I've had the Echo a bit longer (6 months? We were in the first batch that went out to Prime customers) and we love it as well. I also want to get one for the whole house instead of just currently the basement. In addition to music and trivia and timers, we also use our to control our lighting (via the Hue stuff from Phillips) and we love that as well. Overall it's amazing.


I think the audio out isn't going to happen as Amazon would prefer the 3rd parties built their own integration to Alexa into their devices: https://developer.amazon.com/public/solutions/alexa/alexa-vo...


Sounds great.

audio jack: I like that it doesn't have an audio jack.

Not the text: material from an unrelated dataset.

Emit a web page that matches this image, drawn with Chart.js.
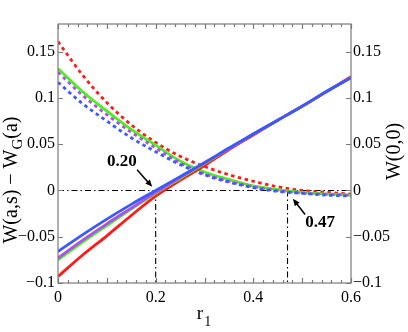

I already have a Fire TV connected to my tv setup, it should play the audio there.


Honestly, do you leave your television on 24/7?


In standby. The TV supports CEC so would turn on when asked.


Yeah, but in practice CEC has been iffy on most TVs i've owned, and i've never seen a TV that can startup in less than 10 seconds.

Plus AFAIK CEC can't turn back off the TV, so after the first use it's just on forever until you manually turn it off.


My Apple TV definitely turns my TV off via CEC, it works great


New AppleTV 4th gen has an IR blaster that'll turn your TV on and off even if your TV doesn't support CEC. It seems to figure out the right IR codes automatically.


Generally you're operating in one of two modes:

1) you don't believe anyone is listening, and even if they are, you don't care

2) you don't believe anyone is listening, but if they are, the consequences are worth avoiding

If you find yourself in the #2 mode, don't buy an Amazon Echo.


I note that Siri on my iPhone does much of this, and is also always listening. Siri switches my lights on, tells me what time it is in London, makes calls, and sets timers for me, and with the newer phones, doesn't require the phone to be plugged in.


Sounds like it would work better as a watch.

OTOH, having a platform that accepts questions (even in written form, i.e. an NLP google) on which we could build on would be great.